STATED TASK. Quote every line as written. Omit pictures.

GIVEN DATA.
===============

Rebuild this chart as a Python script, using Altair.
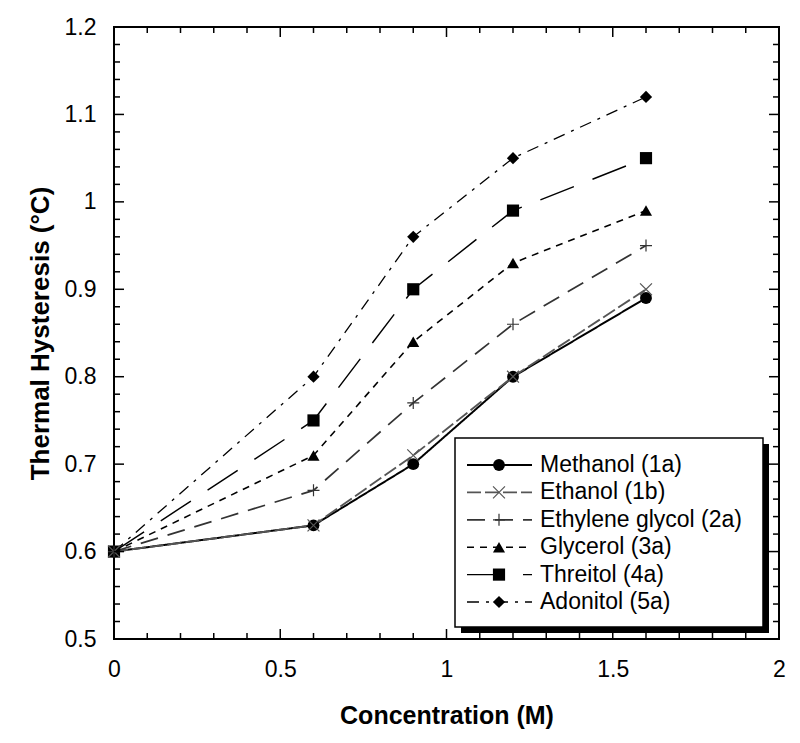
import altair as alt
import pandas as pd
import numpy as np

# ---- data ----
conc = [0.0, 0.6, 0.9, 1.2, 1.6]
series_names = ["Methanol (1a)", "Ethanol (1b)", "Ethylene glycol (2a)",
                "Glycerol (3a)", "Threitol (4a)", "Adonitol (5a)"]
methanol = [0.60, 0.63, 0.70, 0.80, 0.89]
ethanol = [0.60, 0.63, 0.71, 0.80, 0.90]
ethylene_glycol = [0.60, 0.67, 0.77, 0.86, 0.95]
glycerol = [0.60, 0.71, 0.84, 0.93, 0.99]
threitol = [0.60, 0.75, 0.90, 0.99, 1.05]
adonitol = [0.60, 0.80, 0.96, 1.05, 1.12]
series_values = [methanol, ethanol, ethylene_glycol, glycerol, threitol, adonitol]

x_labels = [0, 0.5, 1, 1.5, 2]
y_labels = [0.5, 0.6, 0.7, 0.8, 0.9, 1.0, 1.1, 1.2]

# ---- styles ----
W, H = 665, 612
FONT = "Liberation Sans"
dashes = [[1, 0], [14, 4], [18, 10], [7, 6], [36, 20], [12, 7, 3, 7]]
shapes = ["circle", "M-1,-1L1,1M-1,1L1,-1", "M-1,0L1,0M0,-1L0,1",
          "triangle-up", "square", "M0,-1L1,0L0,1L-1,0Z"]
colors = ["#000000", "#555555", "#333333", "#000000", "#000000", "#000000"]
widths = [2.0, 1.3, 1.6, 2.0, 2.0, 2.0]
sizes = [140, 150, 170, 200, 200, 200]

rows = []
for name, vals in zip(series_names, series_values):
    for c, v in zip(conc, vals):
        rows.append({"series": name, "conc": c, "th": v})
df = pd.DataFrame(rows)

xscale = alt.Scale(domain=[0, 2], nice=False, zero=False)
yscale = alt.Scale(domain=[0.5, 1.2], nice=False, zero=False)

dash_enc = alt.StrokeDash("series:N", scale=alt.Scale(domain=series_names, range=dashes), legend=None)
color_enc = alt.Color("series:N", scale=alt.Scale(domain=series_names, range=colors), legend=None)
width_enc = alt.StrokeWidth("series:N", scale=alt.Scale(domain=series_names, range=widths), legend=None)
shape_enc = alt.Shape("series:N", scale=alt.Scale(domain=series_names, range=shapes), legend=None)
size_enc = alt.Size("series:N", scale=alt.Scale(domain=series_names, range=sizes), legend=None)

x_axis = alt.Axis(values=x_labels, format="~g", ticks=False, domain=False, grid=False,
                  labelFont=FONT, labelFontSize=23, labelColor="#000", labelPadding=19,
                  labelFlush=False, labelOverlap=False,
                  title="Concentration (M)", titleFont=FONT, titleFontSize=25,
                  titleFontWeight="bold", titleColor="#000", titlePadding=22)
y_axis = alt.Axis(values=y_labels, format="~g", ticks=False, domain=False, grid=False,
                  labelFont=FONT, labelFontSize=23, labelColor="#000", labelPadding=18,
                  labelFlush=False, labelOverlap=False,
                  title="Thermal Hysteresis (°C)", titleFont=FONT, titleFontSize=26,
                  titleFontWeight="bold", titleColor="#000", titlePadding=11)

X = alt.X("conc:Q", scale=xscale, axis=x_axis)
Y = alt.Y("th:Q", scale=yscale, axis=y_axis)

lines = alt.Chart(df).mark_line().encode(
    x=X, y=Y,
    strokeDash=dash_enc, color=color_enc, strokeWidth=width_enc,
    detail="series:N",
)

filled_names = [series_names[i] for i in (0, 3, 4, 5)]
open_names = [series_names[i] for i in (1, 2)]

pts_filled = alt.Chart(df).mark_point(filled=True, opacity=1).encode(
    x=X, y=Y, shape=shape_enc, size=size_enc, color=color_enc,
).transform_filter(alt.FieldOneOfPredicate(field="series", oneOf=filled_names))

pts_open = alt.Chart(df).mark_point(filled=False, opacity=1, strokeWidth=1.2).encode(
    x=X, y=Y, shape=shape_enc, size=size_enc, color=color_enc,
).transform_filter(alt.FieldOneOfPredicate(field="series", oneOf=open_names))

# ---- inward ticks on all four sides ----
x_major = [0.5, 1.0, 1.5]
x_minor = [v for v in np.round(np.arange(0.1, 2.0, 0.1), 2) if abs(v * 2 - round(v * 2)) > 1e-6]
y_major = [0.6, 0.7, 0.8, 0.9, 1.0, 1.1]
y_minor = [v for v in np.round(np.arange(0.52, 1.2, 0.02), 2) if abs(v * 10 - round(v * 10)) > 1e-6]

def xticks(vals, ln):
    d = pd.DataFrame({"conc": vals})
    base = alt.Chart(d).mark_rule(color="#000", strokeWidth=1.5)
    b = base.encode(x=X, y=alt.value(H), y2=alt.value(H - ln))
    t = base.encode(x=X, y=alt.value(0), y2=alt.value(ln))
    return [b, t]

def yticks(vals, ln):
    d = pd.DataFrame({"th": vals})
    base = alt.Chart(d).mark_rule(color="#000", strokeWidth=1.5)
    l = base.encode(y=Y, x=alt.value(0), x2=alt.value(ln))
    r = base.encode(y=Y, x=alt.value(W), x2=alt.value(W - ln))
    return [l, r]

tick_layers = xticks(x_major, 10) + xticks(x_minor, 6) + yticks(y_major, 10) + yticks(y_minor, 6)

main = alt.layer(lines, pts_filled, pts_open, *tick_layers)

# ---- legend box ----
box_df = pd.DataFrame({"k": [0]})
shadow = alt.Chart(box_df).mark_rect(color="#000").encode(
    x=alt.value(347), x2=alt.value(655), y=alt.value(417), y2=alt.value(606))
box = alt.Chart(box_df).mark_rect(fill="#fff", stroke="#000", strokeWidth=1.5).encode(
    x=alt.value(341), x2=alt.value(649), y=alt.value(411), y2=alt.value(600))

leg_df = pd.DataFrame({"series": series_names, "row": list(range(len(series_names)))})
leg_y = alt.Y("row:Q", scale=alt.Scale(domain=[0, 5], range=[438, 575], nice=False, zero=False),
              axis=None)
leg_lines = alt.Chart(leg_df).mark_rule().encode(
    x=alt.value(353), x2=alt.value(418), y=leg_y,
    strokeDash=dash_enc, color=color_enc, strokeWidth=width_enc)
leg_pf = alt.Chart(leg_df).mark_point(filled=True, opacity=1).encode(
    x=alt.value(385), y=leg_y, shape=shape_enc, size=size_enc, color=color_enc,
).transform_filter(alt.FieldOneOfPredicate(field="series", oneOf=filled_names))
leg_po = alt.Chart(leg_df).mark_point(filled=False, opacity=1, strokeWidth=1.2).encode(
    x=alt.value(385), y=leg_y, shape=shape_enc, size=size_enc, color=color_enc,
).transform_filter(alt.FieldOneOfPredicate(field="series", oneOf=open_names))
leg_text = alt.Chart(leg_df).mark_text(align="left", baseline="middle", font=FONT,
                                       fontSize=23, color="#000").encode(
    x=alt.value(426), y=leg_y, text="series:N")

legend = alt.layer(shadow, box, leg_lines, leg_pf, leg_po, leg_text)

chart = alt.layer(main, legend).resolve_scale(
    y="independent", shape="independent", size="independent",
    color="independent", strokeDash="independent", strokeWidth="independent",
).resolve_axis(y="independent").properties(
    width=W, height=H,
    autosize=alt.AutoSizeParams(type="none"),
    padding={"left": 106, "top": 19, "right": 10, "bottom": 90},
    background="#ffffff",
).configure_view(stroke="#000", strokeWidth=2)

chart.save("out.html", embed_options={"renderer": "svg", "actions": False})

===============

FINISHED EXERCISE.
Rebuild this chart as a Python script, using Altair.
import altair as alt
import pandas as pd
import numpy as np

# ---- data ----
conc = [0.0, 0.6, 0.9, 1.2, 1.6]
series_names = ["Methanol (1a)", "Ethanol (1b)", "Ethylene glycol (2a)",
                "Glycerol (3a)", "Threitol (4a)", "Adonitol (5a)"]
methanol = [0.60, 0.63, 0.70, 0.80, 0.89]
ethanol = [0.60, 0.63, 0.71, 0.80, 0.90]
ethylene_glycol = [0.60, 0.67, 0.77, 0.86, 0.95]
glycerol = [0.60, 0.71, 0.84, 0.93, 0.99]
threitol = [0.60, 0.75, 0.90, 0.99, 1.05]
adonitol = [0.60, 0.80, 0.96, 1.05, 1.12]
series_values = [methanol, ethanol, ethylene_glycol, glycerol, threitol, adonitol]

x_labels = [0, 0.5, 1, 1.5, 2]
y_labels = [0.5, 0.6, 0.7, 0.8, 0.9, 1.0, 1.1, 1.2]

# ---- styles ----
W, H = 665, 612
FONT = "Liberation Sans"
dashes = [[1, 0], [14, 4], [18, 10], [7, 6], [36, 20], [12, 7, 3, 7]]
shapes = ["circle", "M-1,-1L1,1M-1,1L1,-1", "M-1,0L1,0M0,-1L0,1",
          "triangle-up", "square", "M0,-1L1,0L0,1L-1,0Z"]
colors = ["#000000", "#555555", "#333333", "#000000", "#000000", "#000000"]
widths = [2.0, 1.3, 1.6, 2.0, 2.0, 2.0]
sizes = [140, 150, 170, 200, 200, 200]

rows = []
for name, vals in zip(series_names, series_values):
    for c, v in zip(conc, vals):
        rows.append({"series": name, "conc": c, "th": v})
df = pd.DataFrame(rows)

xscale = alt.Scale(domain=[0, 2], nice=False, zero=False)
yscale = alt.Scale(domain=[0.5, 1.2], nice=False, zero=False)

dash_enc = alt.StrokeDash("series:N", scale=alt.Scale(domain=series_names, range=dashes), legend=None)
color_enc = alt.Color("series:N", scale=alt.Scale(domain=series_names, range=colors), legend=None)
width_enc = alt.StrokeWidth("series:N", scale=alt.Scale(domain=series_names, range=widths), legend=None)
shape_enc = alt.Shape("series:N", scale=alt.Scale(domain=series_names, range=shapes), legend=None)
size_enc = alt.Size("series:N", scale=alt.Scale(domain=series_names, range=sizes), legend=None)

x_axis = alt.Axis(values=x_labels, format="~g", ticks=False, domain=False, grid=False,
                  labelFont=FONT, labelFontSize=23, labelColor="#000", labelPadding=19,
                  labelFlush=False, labelOverlap=False,
                  title="Concentration (M)", titleFont=FONT, titleFontSize=25,
                  titleFontWeight="bold", titleColor="#000", titlePadding=22)
y_axis = alt.Axis(values=y_labels, format="~g", ticks=False, domain=False, grid=False,
                  labelFont=FONT, labelFontSize=23, labelColor="#000", labelPadding=18,
                  labelFlush=False, labelOverlap=False,
                  title="Thermal Hysteresis (°C)", titleFont=FONT, titleFontSize=26,
                  titleFontWeight="bold", titleColor="#000", titlePadding=11)

X = alt.X("conc:Q", scale=xscale, axis=x_axis)
Y = alt.Y("th:Q", scale=yscale, axis=y_axis)

lines = alt.Chart(df).mark_line().encode(
    x=X, y=Y,
    strokeDash=dash_enc, color=color_enc, strokeWidth=width_enc,
    detail="series:N",
)

filled_names = [series_names[i] for i in (0, 3, 4, 5)]
open_names = [series_names[i] for i in (1, 2)]

pts_filled = alt.Chart(df).mark_point(filled=True, opacity=1).encode(
    x=X, y=Y, shape=shape_enc, size=size_enc, color=color_enc,
).transform_filter(alt.FieldOneOfPredicate(field="series", oneOf=filled_names))

pts_open = alt.Chart(df).mark_point(filled=False, opacity=1, strokeWidth=1.2).encode(
    x=X, y=Y, shape=shape_enc, size=size_enc, color=color_enc,
).transform_filter(alt.FieldOneOfPredicate(field="series", oneOf=open_names))

# ---- inward ticks on all four sides ----
x_major = [0.5, 1.0, 1.5]
x_minor = [v for v in np.round(np.arange(0.1, 2.0, 0.1), 2) if abs(v * 2 - round(v * 2)) > 1e-6]
y_major = [0.6, 0.7, 0.8, 0.9, 1.0, 1.1]
y_minor = [v for v in np.round(np.arange(0.52, 1.2, 0.02), 2) if abs(v * 10 - round(v * 10)) > 1e-6]

def xticks(vals, ln):
    d = pd.DataFrame({"conc": vals})
    base = alt.Chart(d).mark_rule(color="#000", strokeWidth=1.5)
    b = base.encode(x=X, y=alt.value(H), y2=alt.value(H - ln))
    t = base.encode(x=X, y=alt.value(0), y2=alt.value(ln))
    return [b, t]

def yticks(vals, ln):
    d = pd.DataFrame({"th": vals})
    base = alt.Chart(d).mark_rule(color="#000", strokeWidth=1.5)
    l = base.encode(y=Y, x=alt.value(0), x2=alt.value(ln))
    r = base.encode(y=Y, x=alt.value(W), x2=alt.value(W - ln))
    return [l, r]

tick_layers = xticks(x_major, 10) + xticks(x_minor, 6) + yticks(y_major, 10) + yticks(y_minor, 6)

main = alt.layer(lines, pts_filled, pts_open, *tick_layers)

# ---- legend box ----
box_df = pd.DataFrame({"k": [0]})
shadow = alt.Chart(box_df).mark_rect(color="#000").encode(
    x=alt.value(347), x2=alt.value(655), y=alt.value(417), y2=alt.value(606))
box = alt.Chart(box_df).mark_rect(fill="#fff", stroke="#000", strokeWidth=1.5).encode(
    x=alt.value(341), x2=alt.value(649), y=alt.value(411), y2=alt.value(600))

leg_df = pd.DataFrame({"series": series_names, "row": list(range(len(series_names)))})
leg_y = alt.Y("row:Q", scale=alt.Scale(domain=[0, 5], range=[438, 575], nice=False, zero=False),
              axis=None)
leg_lines = alt.Chart(leg_df).mark_rule().encode(
    x=alt.value(353), x2=alt.value(418), y=leg_y,
    strokeDash=dash_enc, color=color_enc, strokeWidth=width_enc)
leg_pf = alt.Chart(leg_df).mark_point(filled=True, opacity=1).encode(
    x=alt.value(385), y=leg_y, shape=shape_enc, size=size_enc, color=color_enc,
).transform_filter(alt.FieldOneOfPredicate(field="series", oneOf=filled_names))
leg_po = alt.Chart(leg_df).mark_point(filled=False, opacity=1, strokeWidth=1.2).encode(
    x=alt.value(385), y=leg_y, shape=shape_enc, size=size_enc, color=color_enc,
).transform_filter(alt.FieldOneOfPredicate(field="series", oneOf=open_names))
leg_text = alt.Chart(leg_df).mark_text(align="left", baseline="middle", font=FONT,
                                       fontSize=23, color="#000").encode(
    x=alt.value(426), y=leg_y, text="series:N")

legend = alt.layer(shadow, box, leg_lines, leg_pf, leg_po, leg_text)

chart = alt.layer(main, legend).resolve_scale(
    y="independent", shape="independent", size="independent",
    color="independent", strokeDash="independent", strokeWidth="independent",
).resolve_axis(y="independent").properties(
    width=W, height=H,
    autosize=alt.AutoSizeParams(type="none"),
    padding={"left": 106, "top": 19, "right": 10, "bottom": 90},
    background="#ffffff",
).configure_view(stroke="#000", strokeWidth=2)

chart.save("out.html", embed_options={"renderer": "svg", "actions": False})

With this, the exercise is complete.